Voyageant librement à travers des espace-temps s’étendant des forêts amazoniennes à l’hyper-modernité technologique, Bianca Bondi dresse ainsi des cartographies imaginaires, des réseaux de liens, comme celles de Traces of A planetary Past Encrypted in The Nervous System : elle inventorie cette part manquant à la réalité, que la science ne peut expliquer, et que l’inconscient, dans son jeu de scintillations sémiotiques, investit d’une forme de Vision qui n’est pas celle de l’oeil de chair ; peut-être faut-il comprendre, à l’aune de ce processus, l’intérêt de Bianca Bondi pour les auras, dont elle a fait des peintures ?

L’aura est selon les théories spirites, cette part de nous qui s’étend dans « le plan astral », et que seuls les initiés peuvent voir.

Pour la penser en termes d’« écologie négative » (comme il y a une « théologie négative »), l’aura est un type d’ « hyper-objet »(12), la partie de nous se déployant au-delà de nous et nous reliant à un monde invisible, celui auquel la pensée magique a affaire. Puisque le but d’un rituel magique (c’est une des théories d’Aleister Crowley(13)) est de fabriquer délibérément des objets astraux, par un processus d’ activation de forces et de modification de la conscience, puis de les incarner ou de leur permettre d’avoir une densité telle qu’ils plient la réalité tangible à leurs propres lois.

Bianca Bondi, Traces of a Planetary Past Encrypted in the Nervous System, 2015, détail

Bianca Bondi, Traces of a Planetary Past Encrypted in the Nervous System, 2015, détail

Jusqu’à quels territoires inconnus notre monde familier s’étend -il ? Que peut saisir notre corps que la conscience ne perçoit pas ? Que connaît-on vraiment de la vie matérielle? Que restera-t-il des traces de ce nous fûmes ? nous, ces projections sur le corps astral des hyper-objets…

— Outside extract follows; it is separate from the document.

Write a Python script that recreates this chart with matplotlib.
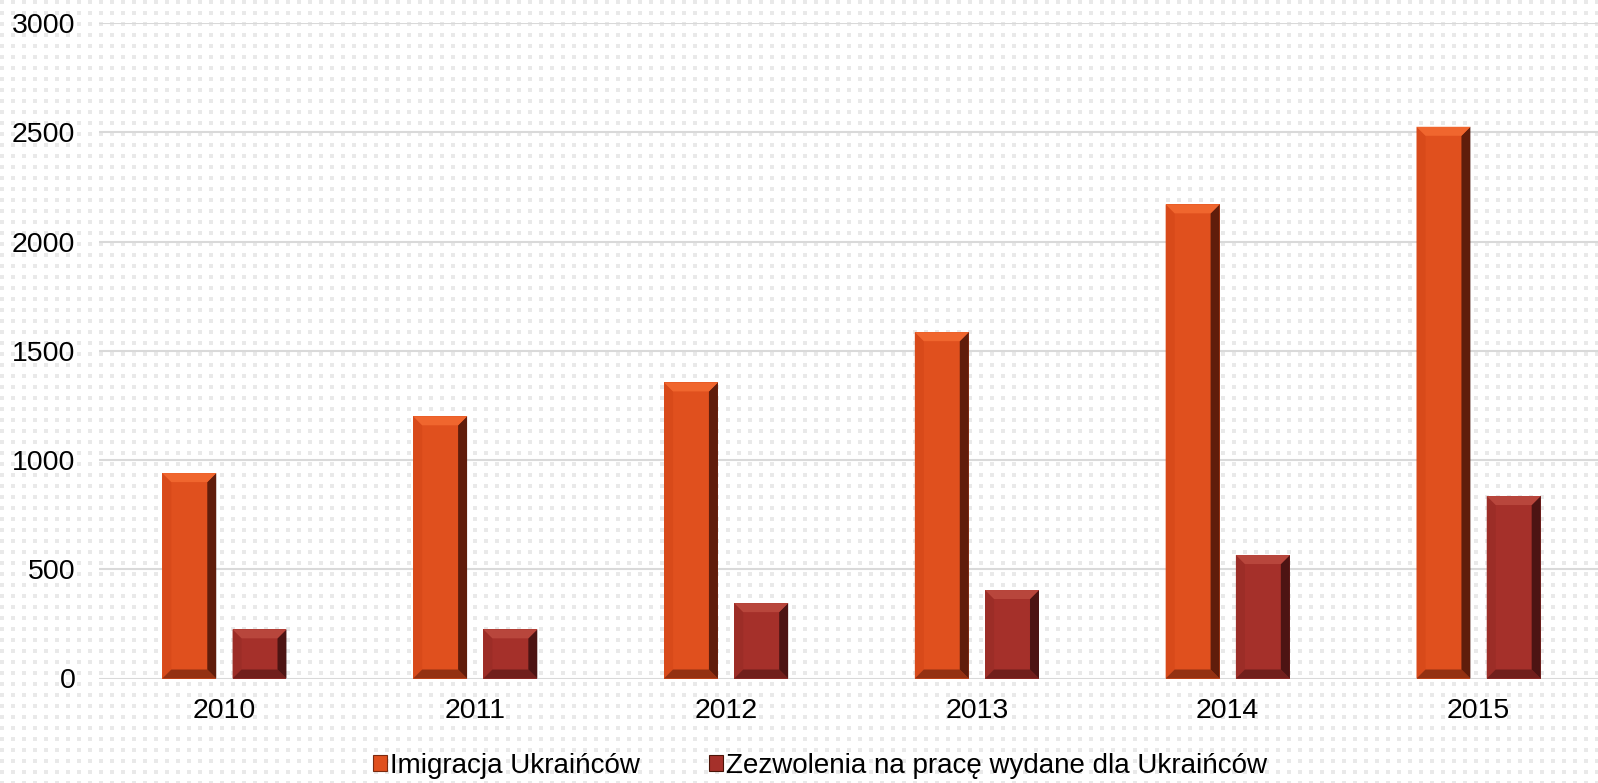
import numpy as np
import matplotlib
matplotlib.use("Agg")
import matplotlib.pyplot as plt
from matplotlib.patches import Patch, Polygon

# data
years = ["2010", "2011", "2012", "2013", "2014", "2015"]
imigracja = [940, 1200, 1355, 1585, 2170, 2525]
zezwolenia = [225, 225, 345, 405, 565, 835]
series_names = ["Imigracja Ukraińców", "Zezwolenia na pracę wydane dla Ukraińców"]
y_ticks = [0, 500, 1000, 1500, 2000, 2500, 3000]

plt.rcParams["font.family"] = ["Liberation Sans", "DejaVu Sans"]

W, H = 1598, 783
fig = plt.figure(figsize=(W / 100, H / 100), dpi=100)
fig.patch.set_facecolor("white")

# dotted background texture
yy, xx = np.mgrid[0:H, 0:W]
dots = ((yy % 11) < 4) & ((xx % 11) < 4)
bg = np.ones((H, W, 3))
bg[dots] = 0.915
fig.figimage(bg, 0, 0, zorder=-10)

ax = fig.add_axes([99 / W, (H - 678.5) / H, 1505 / W, (678.5 - 23) / H])
ax.patch.set_alpha(0)
ax.set_xlim(-0.5, 5.5)
ax.set_ylim(0, 3000)

x = np.arange(len(years))
bw = 0.215
off = 0.14
c1, c2 = "#e0501e", "#a5302a"

bars1 = ax.bar(x - off, imigracja, bw, color=c1, zorder=3)
bars2 = ax.bar(x + off, zezwolenia, bw, color=c2, zorder=3)

# bevel effect, sizes in pixels converted to data units
px_x = 1 / (ax.transData.transform((1, 0))[0] - ax.transData.transform((0, 0))[0])
px_y = 1 / (ax.transData.transform((0, 1))[1] - ax.transData.transform((0, 0))[1])
bx, by = 9 * px_x, 9 * px_y


def bevel(bars, light, dark, side):
    for b in bars:
        x0, w, h = b.get_x(), b.get_width(), b.get_height()
        x1 = x0 + w
        top = [(x0, h), (x1, h), (x1 - bx, h - by), (x0 + bx, h - by)]
        right = [(x1, h), (x1, 0), (x1 - bx, by), (x1 - bx, h - by)]
        bottom = [(x0, 0), (x1, 0), (x1 - bx, by), (x0 + bx, by)]
        left = [(x0, h), (x0, 0), (x0 + bx, by), (x0 + bx, h - by)]
        ax.add_patch(Polygon(left, closed=True, color=side, lw=0, zorder=4))
        ax.add_patch(Polygon(bottom, closed=True, color=dark, lw=0, alpha=0.5, zorder=4))
        ax.add_patch(Polygon(right, closed=True, color=dark, lw=0, alpha=0.85, zorder=5))
        ax.add_patch(Polygon(top, closed=True, color=light, lw=0, zorder=5))


bevel(bars1, "#f0662e", "#4a1408", "#d84a1a")
bevel(bars2, "#b8463c", "#3e1010", "#9c2d27")

ax.set_yticks(y_ticks)
ax.set_yticklabels([str(v) for v in y_ticks])
ax.set_xticks(x)
ax.set_xticklabels(years)
ax.tick_params(axis="y", length=0, pad=17, labelsize=20.5)
ax.tick_params(axis="x", length=0, pad=14, labelsize=20.5)
ax.grid(axis="y", color="#d9d9d9", lw=1.5, zorder=0)
for s in ax.spines.values():
    s.set_visible(False)

handles = [Patch(facecolor=c1, edgecolor="#7a2a10", lw=0.8),
           Patch(facecolor=c2, edgecolor="#4a1408", lw=0.8)]
fig.legend(handles, series_names, loc="center", bbox_to_anchor=(0.513, 0.022),
           ncol=2, frameon=False, fontsize=20, handlelength=0.5, handleheight=0.5,
           handletextpad=0.1, columnspacing=2.5, borderaxespad=0)

fig.savefig("out.png", dpi=100, facecolor="white")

Ces préoccupations parcourent le travail de Bianca Bondi sans pour autant jamais faire l’objet d’une quelconque théorisation. Seul importe ici un processus empirique : autant qu’une réalisation plastique, son travail, proche conceptuellement de la performance, est un mode de vie, par lequel elle cherche une voie de révélation, à travers la phénoménalité obscure des choses.

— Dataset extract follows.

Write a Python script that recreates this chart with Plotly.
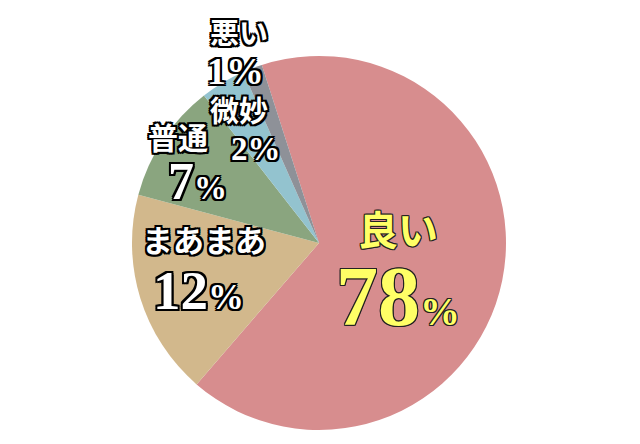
import plotly.graph_objects as go

# ----------------------------------------
# DATA (slice sizes read off the drawn angles, labels as printed)
# ----------------------------------------
categories = ["良い", "まあまあ", "普通", "微妙", "悪い"]
slice_values = [66.3, 17.8, 10.3, 3.9, 1.7]
pct_labels = ["78", "12", "7", "2", "1"]
colors = ["#D78D8E", "#D2B88C", "#8AA57F", "#93C3CF", "#8E9198"]

W, H = 640, 444
# page body margin pushes the plot 8px right/down, so compensate
OFF = 8
cx, cy, r = 319 - OFF, 243 - OFF, 187

fig = go.Figure(go.Pie(
    labels=categories,
    values=slice_values,
    sort=False,
    direction="clockwise",
    rotation=-17.8,
    marker=dict(colors=colors, line=dict(width=0)),
    textinfo="none",
    hoverinfo="label+percent",
    showlegend=False,
    domain=dict(x=[(cx - r) / W, (cx + r) / W],
                y=[(H - cy - r) / H, (H - cy + r) / H]),
))

FONT = "Liberation Serif, Noto Sans CJK JP, serif"


def outline(color, w):
    offs = [(-w, -w), (0, -w), (w, -w), (-w, 0), (w, 0), (-w, w), (0, w), (w, w)]
    return ", ".join(f"{dx}px {dy}px 0 {color}" for dx, dy in offs)


white_font = dict(family=FONT, color="white", weight="bold", shadow=outline("black", 2))
yellow_font = dict(family=FONT, color="#FFFF66", weight="bold", shadow=outline("#222", 1))


def add(text, x, y, size, font):
    fig.add_annotation(
        text=text, x=(x - OFF) / W, y=1 - (y - OFF) / H, xref="paper", yref="paper",
        showarrow=False, xanchor="center", yanchor="middle",
        font=dict(size=size, **font),
    )


def pct(num, big, small):
    return f"<span style='font-size:{big}px'>{num}</span><span style='font-size:{small}px'>%</span>"


# category names
add(categories[0], 398, 232, 40, yellow_font)
add(categories[1], 204, 241, 31, white_font)
add(categories[2], 178, 138, 30, white_font)
add(categories[3], 239, 112, 29, white_font)
add(categories[4], 239, 34, 29, white_font)

# percentages
add(pct(pct_labels[0], 84, 40), 398, 296, 84, yellow_font)
add(pct(pct_labels[1], 55, 36), 198, 290, 55, white_font)
add(pct(pct_labels[2], 52, 33), 197, 181, 52, white_font)
add(pct(pct_labels[3], 33, 33), 256, 149, 33, white_font)
add(pct(pct_labels[4], 38, 38), 235, 71, 38, white_font)

fig.update_layout(
    width=W, height=H,
    margin=dict(l=0, r=0, t=0, b=0),
    paper_bgcolor="white",
    plot_bgcolor="white",
)

fig.write_html("out.html")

  1. Fulcanelli, Le Mystère des Cathédrales, Jean-Jacques Pauvert, 1964, pp. 23, 120, 138
  2. Johann Valentin Andreae, Les Noces Chymiques de Christian Rosenkreutz, 1459 ; et Carl Gustav Jung, Paracelsica, Rascher, Zürich, 1934, p 63
  3. Timothy Morton, Hyperobjects, University of Minnesota Press, 2013 : c’est le cas par exemple du réchauffement planétaire, de l’effet de serre et de tous les systèmes complexes impliquant des relations de cause à effets, dont l’amplitude est trop vaste pour qu’ils puissent être localisés spatialement ou temporellement.
  4. Graham Harman, L’Objet quadruple (une métaphysique des choses après Heidegger), PUF, collection « MétaphysiqueS », Paris, 2010
  5. Angelus Silesius, L’Errant Chérubinique, Arfuyen , Paris, 2014 : « La rose est sans pourquoi, elle fleurit parce qu’elle fleurit »
  6. Jacques Derrida, La Carte postale, Flammarion, Paris, 1980, p 14: « (blanc) nous sommes demandés l’impossible, comme l’impossible, tous les deux »
  7. Nous employons ici le terme « démonique » pour le distinguer du « démoniaque » : dérivé du terme grec daimon (le « génie familier » de Socrate dans les écrits de Platon), il désigne ici ce quelque chose absolument autre mais co-présent à notre réalité, qui ouvre un passage vers le monde invisible.
  8. Jean Luc Nancy, La Déclosion (Déconstruction du christianisme,1) et L’Adoration (Déconstruction du christianisme,2 ), Galilée, Paris, 2010, p 20 : « l’adoration consiste à se tenir au rien, ni raison, ni origine, de l’ouverture (…). Ce qui est à penser n’est pas autre chose que ceci : comment le fortuit de l’existence ouvre sur une adoration »
  9. Carl Gustav Jung, Dialectique du moi et de l’inconscient, Gallimard, 1973
  10. Georges Didi Huberman, Devant l’Image, Les Editions de Minuit, Paris, 1990, p 240
  11. L’Ouroboros est une figure alchimique symbolisée par un serpent se mordant la queue.
  12. Timothy Morton, Hyperobjects, University of Minnesota Press, 2013 : Les hyper-objets sont des entités recoupants des phénomènes qui, bien que réels, ne sont pourtant plus ni  tangibles ni connaissables en soi, mais seulement par leurs effets sur notre réalité : ils sont comme des super-amas de spectralité, envahissant peu-à-peu notre monde. Le réchauffement planétaire est un des très nombreux types d’hyper-objet. Potentiellement, toute extension d’un objet à sa sphère non spatiale, non temporelle et non visible, mais « visqueuse », forme avec celui-ci un hyper-objet.